Sai che sono tanti i giovani che vorrebbero lanciare una rivista? Questo lavoro si può ancora fare?

«Ci vuole una gestione prudente e guidata da tanta passione. Credendoci e avendo pazienza si possono fare numeri ragionevoli che consentono una vita dignitosa, certo non ci si arricchisce. La buona notizia è che i giorni per la stampa non sono assolutamente finiti, ma un’impresa del genere può andare avanti solo quando è umile e accompagnata da strumenti che possano supportarla. Tornando a Internet, quest’ultimo va considerato come un alleato prezioso. Per questo ho affidato la gestione a una nativa digitale come mia figlia Erika, a lei passerò il testimone quando andrò in pensione».

E allora veniamo a te Erika. Se è vero che la generazione “z” non legge più perché hai deciso di lanciarti nel business della carta con i tuoi? Non potevi fare altro?

«Sì avrei potuto e dopo la laurea l’ho anche fatto, ma le occasioni scarseggiano e così ho preferito impegnarmi in questa avventura nella quale sono sempre stata coinvolta. Essendo laureata in lingue non solo sono sempre andata per fiere con i miei per promuovere all’estero il giornale, ma mi sono sempre occupata anche della traduzione dei testi. Da un po’, mi occupo invece della gestione dei social network essendo un’appassionata del mezzo e avendo seguito diversi corsi per migliorarne l’uso».

Hai 26 anni e una visione completamente diversa rispetto ai tuoi genitori. Che valore aggiunto e che rivoluzioni hai portato nell’azienda di famiglia?

«Be’ diciamo che se non fosse stato per me non so come avrebbero affrontato i miei questa situazione di blocco totale. Con l’entusiasmo dei miei anni, ma anche perché in questo momento è l’unico salvagente a disposizione, abbiamo puntato molto sulla rete. Durante il lockdown abbiamo completamente rifatto il look al nostro portale, rendendo sfogliabili le nostre riviste anche sul digital: visibilità che, lavorando di indicizzazione, offriamo di riflesso ai nostri clienti. Ogni giorno ci impegniamo sui nostri social realizzando iniziative, contest, campagne ads e freebie. Ci stiamo spremendo per bene perché senza idee in questo momento non si va avanti».

Nella foto la blogger Elisabetta Frega (Fonte Instagram)

Blogger e influencer fanno parte dei vostri piani. Sempre opera tua?

«Sì. per me, che sono nativa digitale, è naturale ragionare in questo modo. Ho chiamato a raccolta diverse food e travel blogger, ci aiuteranno a far crescere la rivista e a spingere il nostro territorio».

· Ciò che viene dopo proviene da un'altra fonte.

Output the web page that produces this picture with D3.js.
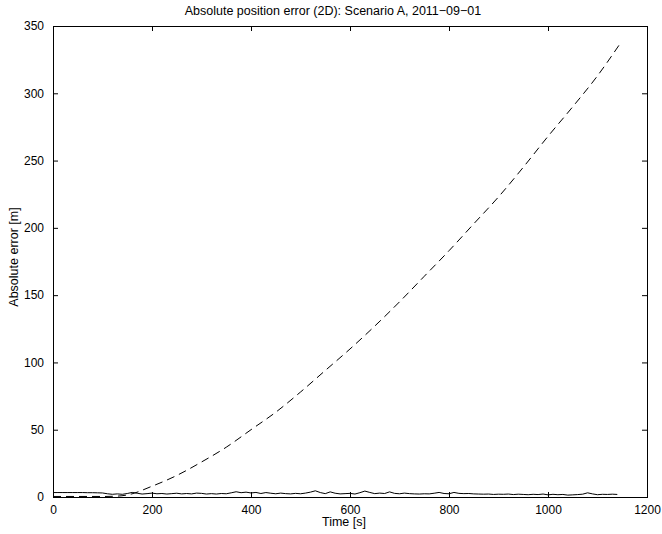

Quindi la carta anche per le blogger ha un peso?

«Assolutamente sì, quando le ho chiamate sono state felicissime di poter offrire il loro contributo. Toccare con mano una rivista è molto diverso dalla realizzazione di un post online. Il prodotto di carta finito è un’emozione unica; offre una resa e una reputation che la rete, più democratica e al servizio di tutti, non dà. Mettiamola così, il social ti aiuta a spingere l’offline e fa la sua percentuale di lavoro, ma la gran parte delle risposte positive ci arriva dalla distribuzione e dalla lettura del giornale che “fissa” nella mente di chi legge un ricordo che il social, così veloce e in costante aggiornamento, non dà. Si tratta di due concept diversi, è il giusto mix che fa funzionare le cose».

E come si cresce sui social? Oggi tutti vogliono sapere solo questo.
«Ci vuole tanta costanza. Anche questo è un lavoro a tempo pieno e, come per la carta, vale la pubblicazione di contenuti interessanti e di valore. Meglio non postare quando non si ha nulla da dire».

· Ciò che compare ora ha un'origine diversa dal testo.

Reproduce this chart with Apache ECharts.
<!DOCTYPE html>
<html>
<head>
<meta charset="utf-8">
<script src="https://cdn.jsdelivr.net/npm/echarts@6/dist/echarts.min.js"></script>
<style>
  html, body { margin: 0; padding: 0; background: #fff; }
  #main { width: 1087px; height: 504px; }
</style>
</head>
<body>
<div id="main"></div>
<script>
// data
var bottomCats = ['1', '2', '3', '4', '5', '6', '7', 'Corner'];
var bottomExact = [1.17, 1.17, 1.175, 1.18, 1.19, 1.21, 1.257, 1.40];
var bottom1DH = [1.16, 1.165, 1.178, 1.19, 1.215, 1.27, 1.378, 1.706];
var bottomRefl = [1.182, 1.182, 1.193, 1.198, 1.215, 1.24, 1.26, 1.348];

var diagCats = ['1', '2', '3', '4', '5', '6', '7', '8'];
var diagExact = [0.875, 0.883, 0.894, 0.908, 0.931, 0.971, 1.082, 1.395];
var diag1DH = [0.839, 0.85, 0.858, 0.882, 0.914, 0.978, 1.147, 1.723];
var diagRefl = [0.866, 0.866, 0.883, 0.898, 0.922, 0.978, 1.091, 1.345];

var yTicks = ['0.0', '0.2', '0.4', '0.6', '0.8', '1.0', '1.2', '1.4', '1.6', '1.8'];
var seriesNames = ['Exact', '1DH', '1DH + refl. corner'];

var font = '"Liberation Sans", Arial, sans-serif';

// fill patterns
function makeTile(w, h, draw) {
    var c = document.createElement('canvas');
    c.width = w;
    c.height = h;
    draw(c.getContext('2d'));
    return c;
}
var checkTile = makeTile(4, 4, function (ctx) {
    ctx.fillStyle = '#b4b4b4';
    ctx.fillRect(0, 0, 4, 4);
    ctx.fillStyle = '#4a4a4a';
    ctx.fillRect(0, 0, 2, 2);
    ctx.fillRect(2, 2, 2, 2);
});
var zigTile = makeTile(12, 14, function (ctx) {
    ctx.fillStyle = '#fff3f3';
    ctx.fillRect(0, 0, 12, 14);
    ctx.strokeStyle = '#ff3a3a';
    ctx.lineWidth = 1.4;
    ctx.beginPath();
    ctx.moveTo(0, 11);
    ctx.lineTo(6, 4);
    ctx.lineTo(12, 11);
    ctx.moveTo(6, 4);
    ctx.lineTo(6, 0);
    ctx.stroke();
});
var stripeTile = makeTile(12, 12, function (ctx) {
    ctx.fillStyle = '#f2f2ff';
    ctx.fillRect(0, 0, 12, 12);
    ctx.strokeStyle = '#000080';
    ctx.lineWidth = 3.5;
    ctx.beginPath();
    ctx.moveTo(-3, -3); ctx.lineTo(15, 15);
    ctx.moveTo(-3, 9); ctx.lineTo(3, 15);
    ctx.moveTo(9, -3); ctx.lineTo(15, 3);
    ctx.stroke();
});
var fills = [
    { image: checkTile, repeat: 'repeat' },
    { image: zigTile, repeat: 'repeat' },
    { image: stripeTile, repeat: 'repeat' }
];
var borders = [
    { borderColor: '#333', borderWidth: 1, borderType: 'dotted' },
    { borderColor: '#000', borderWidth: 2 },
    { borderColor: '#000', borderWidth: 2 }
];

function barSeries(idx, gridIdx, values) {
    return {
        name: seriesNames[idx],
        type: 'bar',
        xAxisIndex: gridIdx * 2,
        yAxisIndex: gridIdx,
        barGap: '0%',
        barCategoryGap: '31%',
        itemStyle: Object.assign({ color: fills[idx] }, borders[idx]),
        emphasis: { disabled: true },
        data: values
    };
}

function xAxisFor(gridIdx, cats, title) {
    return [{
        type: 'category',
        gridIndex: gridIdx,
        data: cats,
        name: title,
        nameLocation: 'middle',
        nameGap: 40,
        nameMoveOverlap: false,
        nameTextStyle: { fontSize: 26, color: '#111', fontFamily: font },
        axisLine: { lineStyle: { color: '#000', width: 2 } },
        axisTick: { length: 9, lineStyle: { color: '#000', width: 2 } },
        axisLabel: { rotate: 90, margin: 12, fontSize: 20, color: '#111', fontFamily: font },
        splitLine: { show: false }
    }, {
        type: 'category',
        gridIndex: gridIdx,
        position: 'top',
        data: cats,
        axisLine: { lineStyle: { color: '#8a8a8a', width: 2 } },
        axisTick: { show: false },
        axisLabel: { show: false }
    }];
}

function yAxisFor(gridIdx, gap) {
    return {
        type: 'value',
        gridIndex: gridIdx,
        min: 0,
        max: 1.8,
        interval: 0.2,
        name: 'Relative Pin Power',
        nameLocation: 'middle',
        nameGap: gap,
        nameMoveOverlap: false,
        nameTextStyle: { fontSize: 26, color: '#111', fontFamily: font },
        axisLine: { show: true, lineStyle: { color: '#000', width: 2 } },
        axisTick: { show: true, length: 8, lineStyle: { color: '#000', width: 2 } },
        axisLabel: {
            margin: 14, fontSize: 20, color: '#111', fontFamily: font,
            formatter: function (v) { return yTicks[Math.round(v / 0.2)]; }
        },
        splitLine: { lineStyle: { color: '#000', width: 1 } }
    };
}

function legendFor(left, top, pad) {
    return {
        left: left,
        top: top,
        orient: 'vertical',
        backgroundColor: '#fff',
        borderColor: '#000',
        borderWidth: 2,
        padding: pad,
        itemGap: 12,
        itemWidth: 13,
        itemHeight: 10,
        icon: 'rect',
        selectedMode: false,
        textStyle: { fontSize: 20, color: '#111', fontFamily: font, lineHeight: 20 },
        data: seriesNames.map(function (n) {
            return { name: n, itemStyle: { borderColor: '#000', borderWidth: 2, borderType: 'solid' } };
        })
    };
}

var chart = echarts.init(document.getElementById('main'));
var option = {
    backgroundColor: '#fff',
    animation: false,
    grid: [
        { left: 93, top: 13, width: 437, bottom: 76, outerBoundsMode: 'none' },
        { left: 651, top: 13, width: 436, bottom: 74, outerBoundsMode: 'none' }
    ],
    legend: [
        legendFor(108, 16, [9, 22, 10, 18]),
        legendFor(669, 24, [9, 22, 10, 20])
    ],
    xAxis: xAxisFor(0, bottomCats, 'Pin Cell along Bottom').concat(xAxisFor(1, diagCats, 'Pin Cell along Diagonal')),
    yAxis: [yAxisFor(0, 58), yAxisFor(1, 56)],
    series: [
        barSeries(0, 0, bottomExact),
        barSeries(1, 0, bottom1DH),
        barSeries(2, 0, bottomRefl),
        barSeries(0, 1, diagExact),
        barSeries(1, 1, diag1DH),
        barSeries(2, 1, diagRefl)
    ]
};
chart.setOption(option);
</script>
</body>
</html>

E ai tuoi coetanei? Consiglieresti di lanciarsi in un’avventura come la tua?

«Io sono partita avvantaggiata. Per condurre un’impresa del genere il mio consiglio è quello di cercarsi prima un team. Persone con spirito di sacrificio, la stessa passione e gli stessi obiettivi! Da soli non si riesce in un’impresa all’apparenza facile, ma davvero dura».

Che cosa speri?

«Che qualcuno ci aiuti a valorizzare ancora le nostre imprese di carta».

E che piani hai per il futuro?

«Il piano è quello di non abbandonare la nave! Migliorare sempre, fare nuove scelte, mettere in campo nuove idee».

In bocca al lupo Erika…io, come te, credo ancora nel meraviglioso e affascinante mondo della carta!